→ Your task: Can you output, word for word, the lines between the one holding "Emit a Python" and the one holding "0.12, 0.06, 0.08, 0.11]", inclusive, leaving out any pictures?
** START OF Input data **
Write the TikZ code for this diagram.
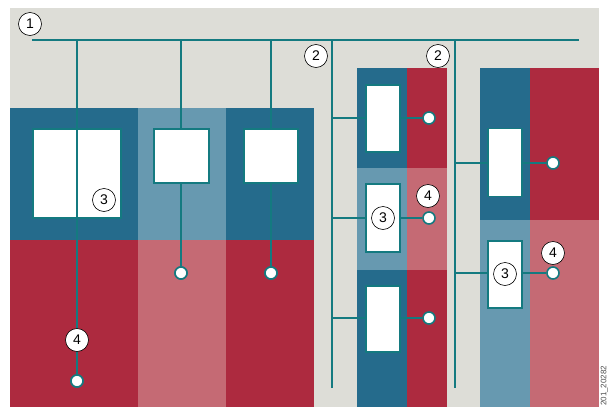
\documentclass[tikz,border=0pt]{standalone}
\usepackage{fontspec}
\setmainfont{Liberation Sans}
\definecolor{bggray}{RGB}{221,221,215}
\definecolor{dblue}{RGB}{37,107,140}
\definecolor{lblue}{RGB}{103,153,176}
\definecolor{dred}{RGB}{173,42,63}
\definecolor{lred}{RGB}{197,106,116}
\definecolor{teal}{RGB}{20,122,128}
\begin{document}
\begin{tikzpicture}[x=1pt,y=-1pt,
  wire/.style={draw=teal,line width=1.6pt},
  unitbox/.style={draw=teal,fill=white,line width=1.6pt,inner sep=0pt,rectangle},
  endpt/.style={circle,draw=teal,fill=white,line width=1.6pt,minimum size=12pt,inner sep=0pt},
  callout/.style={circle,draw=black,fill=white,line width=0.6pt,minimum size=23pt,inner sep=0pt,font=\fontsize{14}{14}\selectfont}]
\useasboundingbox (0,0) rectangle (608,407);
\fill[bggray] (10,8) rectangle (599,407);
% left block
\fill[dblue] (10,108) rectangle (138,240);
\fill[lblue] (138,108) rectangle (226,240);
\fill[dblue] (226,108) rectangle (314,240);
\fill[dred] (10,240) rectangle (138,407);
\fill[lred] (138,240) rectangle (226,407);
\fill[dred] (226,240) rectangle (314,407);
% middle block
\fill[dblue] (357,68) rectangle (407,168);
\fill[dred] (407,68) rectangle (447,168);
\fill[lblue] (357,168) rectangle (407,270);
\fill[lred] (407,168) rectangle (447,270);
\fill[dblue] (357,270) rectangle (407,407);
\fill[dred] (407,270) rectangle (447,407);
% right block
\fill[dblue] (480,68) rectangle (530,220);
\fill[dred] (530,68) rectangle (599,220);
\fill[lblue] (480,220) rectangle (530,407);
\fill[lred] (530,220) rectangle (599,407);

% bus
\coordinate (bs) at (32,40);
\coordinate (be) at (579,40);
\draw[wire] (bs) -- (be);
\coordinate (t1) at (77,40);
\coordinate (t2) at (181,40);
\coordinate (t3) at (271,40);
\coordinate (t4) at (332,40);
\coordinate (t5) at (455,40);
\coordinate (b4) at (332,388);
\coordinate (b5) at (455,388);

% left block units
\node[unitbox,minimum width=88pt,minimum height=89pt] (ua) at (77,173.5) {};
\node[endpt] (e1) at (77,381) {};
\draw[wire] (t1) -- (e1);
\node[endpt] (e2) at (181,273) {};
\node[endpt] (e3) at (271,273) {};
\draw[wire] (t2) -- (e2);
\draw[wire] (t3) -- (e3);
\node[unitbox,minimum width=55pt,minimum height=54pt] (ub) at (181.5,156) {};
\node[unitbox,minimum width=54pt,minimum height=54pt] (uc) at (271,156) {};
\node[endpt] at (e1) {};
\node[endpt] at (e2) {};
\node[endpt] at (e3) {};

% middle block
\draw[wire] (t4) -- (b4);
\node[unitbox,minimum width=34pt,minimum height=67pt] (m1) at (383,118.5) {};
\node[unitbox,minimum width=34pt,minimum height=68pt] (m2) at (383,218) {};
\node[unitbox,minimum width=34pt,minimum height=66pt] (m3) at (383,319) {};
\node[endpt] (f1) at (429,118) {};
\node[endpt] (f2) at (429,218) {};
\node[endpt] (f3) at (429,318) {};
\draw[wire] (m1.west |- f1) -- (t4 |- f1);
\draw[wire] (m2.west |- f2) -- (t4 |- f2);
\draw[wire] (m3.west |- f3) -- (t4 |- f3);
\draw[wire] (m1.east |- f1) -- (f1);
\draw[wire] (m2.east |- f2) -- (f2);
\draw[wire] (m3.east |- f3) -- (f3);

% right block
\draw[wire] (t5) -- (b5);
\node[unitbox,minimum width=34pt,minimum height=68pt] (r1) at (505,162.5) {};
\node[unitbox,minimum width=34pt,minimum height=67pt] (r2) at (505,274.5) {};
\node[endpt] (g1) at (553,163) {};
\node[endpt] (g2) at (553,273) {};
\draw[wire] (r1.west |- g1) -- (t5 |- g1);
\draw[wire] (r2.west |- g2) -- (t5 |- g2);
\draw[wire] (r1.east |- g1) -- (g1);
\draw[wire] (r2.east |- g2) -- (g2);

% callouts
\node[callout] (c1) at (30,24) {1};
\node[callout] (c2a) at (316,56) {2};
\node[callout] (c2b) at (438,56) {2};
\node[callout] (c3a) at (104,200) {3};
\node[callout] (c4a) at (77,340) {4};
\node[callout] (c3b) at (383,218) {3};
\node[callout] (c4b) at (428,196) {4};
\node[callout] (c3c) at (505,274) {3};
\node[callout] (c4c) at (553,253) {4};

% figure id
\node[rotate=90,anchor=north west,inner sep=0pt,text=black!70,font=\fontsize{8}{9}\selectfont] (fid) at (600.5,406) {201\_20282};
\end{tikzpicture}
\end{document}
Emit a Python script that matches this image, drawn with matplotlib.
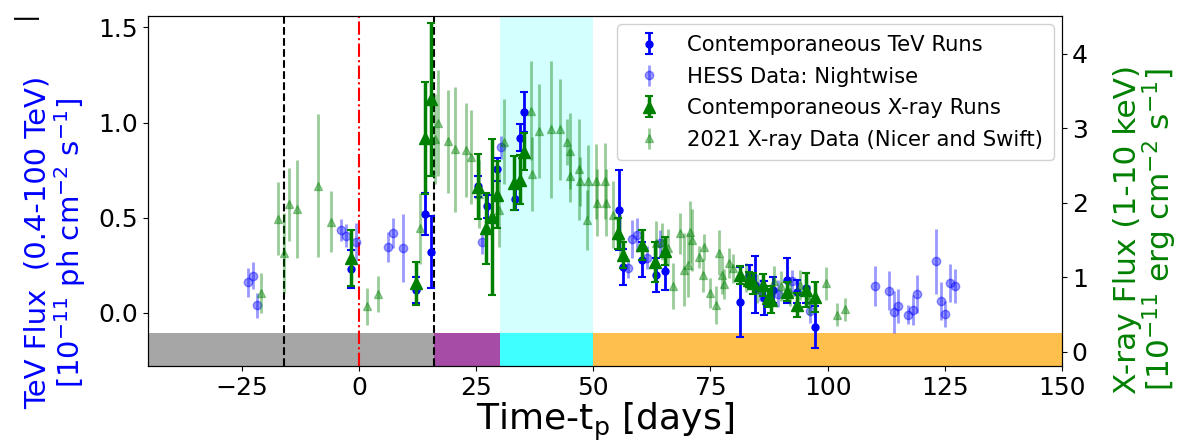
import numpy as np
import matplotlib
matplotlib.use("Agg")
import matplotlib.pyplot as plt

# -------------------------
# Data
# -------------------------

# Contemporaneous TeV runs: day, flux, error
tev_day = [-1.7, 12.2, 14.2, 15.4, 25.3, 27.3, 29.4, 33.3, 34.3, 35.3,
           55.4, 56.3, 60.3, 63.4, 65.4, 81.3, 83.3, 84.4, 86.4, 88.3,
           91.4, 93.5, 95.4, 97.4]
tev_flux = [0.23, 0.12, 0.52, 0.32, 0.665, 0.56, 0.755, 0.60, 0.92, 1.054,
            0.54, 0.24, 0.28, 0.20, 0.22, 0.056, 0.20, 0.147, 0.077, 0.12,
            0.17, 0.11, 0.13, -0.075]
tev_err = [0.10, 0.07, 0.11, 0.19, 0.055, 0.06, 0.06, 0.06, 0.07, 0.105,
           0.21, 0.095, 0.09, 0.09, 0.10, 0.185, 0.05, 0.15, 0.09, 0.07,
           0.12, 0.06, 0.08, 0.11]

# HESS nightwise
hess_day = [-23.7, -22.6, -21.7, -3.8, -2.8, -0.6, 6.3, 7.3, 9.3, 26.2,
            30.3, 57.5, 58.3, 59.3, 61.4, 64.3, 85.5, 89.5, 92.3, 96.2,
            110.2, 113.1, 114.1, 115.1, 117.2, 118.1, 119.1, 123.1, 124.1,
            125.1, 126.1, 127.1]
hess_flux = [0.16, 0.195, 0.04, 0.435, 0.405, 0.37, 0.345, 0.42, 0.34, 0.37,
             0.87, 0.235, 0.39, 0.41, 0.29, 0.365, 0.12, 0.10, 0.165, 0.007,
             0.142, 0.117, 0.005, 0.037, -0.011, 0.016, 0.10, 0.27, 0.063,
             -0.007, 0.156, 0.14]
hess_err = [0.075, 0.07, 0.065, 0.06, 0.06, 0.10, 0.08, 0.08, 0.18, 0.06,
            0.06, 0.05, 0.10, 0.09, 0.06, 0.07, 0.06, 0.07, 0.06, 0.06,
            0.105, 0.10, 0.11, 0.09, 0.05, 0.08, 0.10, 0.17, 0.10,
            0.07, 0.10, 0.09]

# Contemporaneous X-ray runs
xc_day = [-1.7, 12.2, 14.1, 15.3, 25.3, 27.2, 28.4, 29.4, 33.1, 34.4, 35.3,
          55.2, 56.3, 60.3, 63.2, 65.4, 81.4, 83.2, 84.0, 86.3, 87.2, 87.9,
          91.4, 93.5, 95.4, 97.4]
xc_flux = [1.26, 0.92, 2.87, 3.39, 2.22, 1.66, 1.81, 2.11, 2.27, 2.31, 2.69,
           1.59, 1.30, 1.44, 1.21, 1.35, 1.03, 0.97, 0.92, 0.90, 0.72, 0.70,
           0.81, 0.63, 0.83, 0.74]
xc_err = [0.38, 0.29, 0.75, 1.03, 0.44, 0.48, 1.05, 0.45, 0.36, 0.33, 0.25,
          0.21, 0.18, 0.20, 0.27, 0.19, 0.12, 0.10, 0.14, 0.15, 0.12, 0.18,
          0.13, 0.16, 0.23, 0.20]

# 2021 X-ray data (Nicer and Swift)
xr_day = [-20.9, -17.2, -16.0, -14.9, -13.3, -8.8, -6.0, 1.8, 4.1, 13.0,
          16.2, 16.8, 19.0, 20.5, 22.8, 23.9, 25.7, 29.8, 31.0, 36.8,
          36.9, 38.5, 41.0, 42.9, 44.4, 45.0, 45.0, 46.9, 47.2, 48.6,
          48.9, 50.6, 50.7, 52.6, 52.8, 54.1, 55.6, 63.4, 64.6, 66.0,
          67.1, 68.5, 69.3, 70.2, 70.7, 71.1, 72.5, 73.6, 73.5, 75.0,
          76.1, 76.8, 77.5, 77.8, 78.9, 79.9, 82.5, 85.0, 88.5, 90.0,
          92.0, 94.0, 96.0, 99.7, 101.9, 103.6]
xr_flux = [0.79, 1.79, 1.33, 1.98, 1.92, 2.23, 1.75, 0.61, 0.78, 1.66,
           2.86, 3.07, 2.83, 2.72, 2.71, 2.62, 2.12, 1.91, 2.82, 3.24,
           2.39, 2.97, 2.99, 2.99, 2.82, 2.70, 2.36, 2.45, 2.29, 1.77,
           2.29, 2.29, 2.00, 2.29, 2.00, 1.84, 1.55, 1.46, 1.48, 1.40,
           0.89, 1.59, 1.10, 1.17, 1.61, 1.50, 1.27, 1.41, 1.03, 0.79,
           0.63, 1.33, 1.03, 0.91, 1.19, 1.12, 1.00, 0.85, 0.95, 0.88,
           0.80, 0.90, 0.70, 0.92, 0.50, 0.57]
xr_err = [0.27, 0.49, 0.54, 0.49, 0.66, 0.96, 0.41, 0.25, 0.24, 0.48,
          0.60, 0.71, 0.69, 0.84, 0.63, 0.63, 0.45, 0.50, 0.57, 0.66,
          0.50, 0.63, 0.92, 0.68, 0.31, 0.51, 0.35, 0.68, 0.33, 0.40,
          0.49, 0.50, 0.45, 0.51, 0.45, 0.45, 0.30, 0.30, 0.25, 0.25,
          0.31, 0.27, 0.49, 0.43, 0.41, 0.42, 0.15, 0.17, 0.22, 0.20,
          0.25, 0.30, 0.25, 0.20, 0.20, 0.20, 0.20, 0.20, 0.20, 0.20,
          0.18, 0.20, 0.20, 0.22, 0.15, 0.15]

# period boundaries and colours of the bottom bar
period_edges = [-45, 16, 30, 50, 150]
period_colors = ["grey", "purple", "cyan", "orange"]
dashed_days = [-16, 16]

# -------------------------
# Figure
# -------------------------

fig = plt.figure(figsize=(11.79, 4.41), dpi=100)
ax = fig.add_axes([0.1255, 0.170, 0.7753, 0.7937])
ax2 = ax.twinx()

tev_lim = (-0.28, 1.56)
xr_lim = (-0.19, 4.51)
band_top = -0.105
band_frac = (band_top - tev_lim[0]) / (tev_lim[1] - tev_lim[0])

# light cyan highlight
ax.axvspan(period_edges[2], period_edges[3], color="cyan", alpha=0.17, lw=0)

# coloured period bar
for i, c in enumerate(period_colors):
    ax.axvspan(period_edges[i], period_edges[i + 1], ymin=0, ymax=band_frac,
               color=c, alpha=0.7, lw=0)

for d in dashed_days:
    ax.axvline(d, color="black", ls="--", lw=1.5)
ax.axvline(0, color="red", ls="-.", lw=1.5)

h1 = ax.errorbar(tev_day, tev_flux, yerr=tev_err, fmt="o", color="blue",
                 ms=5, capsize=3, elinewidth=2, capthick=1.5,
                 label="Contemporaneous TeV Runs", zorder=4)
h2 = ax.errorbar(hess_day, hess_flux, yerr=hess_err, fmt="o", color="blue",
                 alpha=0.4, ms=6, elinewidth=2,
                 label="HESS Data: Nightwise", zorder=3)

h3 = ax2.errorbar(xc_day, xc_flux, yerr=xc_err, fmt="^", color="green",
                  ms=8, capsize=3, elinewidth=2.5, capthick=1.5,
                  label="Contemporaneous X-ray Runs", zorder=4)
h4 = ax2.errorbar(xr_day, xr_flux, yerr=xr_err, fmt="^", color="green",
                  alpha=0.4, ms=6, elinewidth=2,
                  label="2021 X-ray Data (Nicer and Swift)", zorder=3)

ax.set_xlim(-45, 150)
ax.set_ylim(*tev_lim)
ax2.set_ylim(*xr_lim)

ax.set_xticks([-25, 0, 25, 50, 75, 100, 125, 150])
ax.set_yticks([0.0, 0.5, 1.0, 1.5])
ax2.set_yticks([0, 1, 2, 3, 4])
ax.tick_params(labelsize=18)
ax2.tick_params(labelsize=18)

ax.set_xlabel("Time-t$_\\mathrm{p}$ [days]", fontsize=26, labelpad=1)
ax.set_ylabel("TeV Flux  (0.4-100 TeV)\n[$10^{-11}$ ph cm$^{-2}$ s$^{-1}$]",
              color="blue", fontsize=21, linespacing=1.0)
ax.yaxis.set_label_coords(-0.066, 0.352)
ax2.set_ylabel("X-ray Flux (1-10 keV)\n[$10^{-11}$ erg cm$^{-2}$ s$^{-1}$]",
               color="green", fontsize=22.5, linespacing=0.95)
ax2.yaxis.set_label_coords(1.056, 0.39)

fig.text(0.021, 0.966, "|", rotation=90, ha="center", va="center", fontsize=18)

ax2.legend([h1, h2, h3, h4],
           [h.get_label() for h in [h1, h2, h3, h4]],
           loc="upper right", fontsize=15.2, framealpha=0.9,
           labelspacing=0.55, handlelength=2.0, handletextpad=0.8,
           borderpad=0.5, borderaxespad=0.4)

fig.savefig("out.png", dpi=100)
** END OF Input data **
→ Result of this exercise:
Emit a Python script that matches this image, drawn with matplotlib.
import numpy as np
import matplotlib
matplotlib.use("Agg")
import matplotlib.pyplot as plt

# -------------------------
# Data
# -------------------------

# Contemporaneous TeV runs: day, flux, error
tev_day = [-1.7, 12.2, 14.2, 15.4, 25.3, 27.3, 29.4, 33.3, 34.3, 35.3,
           55.4, 56.3, 60.3, 63.4, 65.4, 81.3, 83.3, 84.4, 86.4, 88.3,
           91.4, 93.5, 95.4, 97.4]
tev_flux = [0.23, 0.12, 0.52, 0.32, 0.665, 0.56, 0.755, 0.60, 0.92, 1.054,
            0.54, 0.24, 0.28, 0.20, 0.22, 0.056, 0.20, 0.147, 0.077, 0.12,
            0.17, 0.11, 0.13, -0.075]
tev_err = [0.10, 0.07, 0.11, 0.19, 0.055, 0.06, 0.06, 0.06, 0.07, 0.105,
           0.21, 0.095, 0.09, 0.09, 0.10, 0.185, 0.05, 0.15, 0.09, 0.07,
           0.12, 0.06, 0.08, 0.11]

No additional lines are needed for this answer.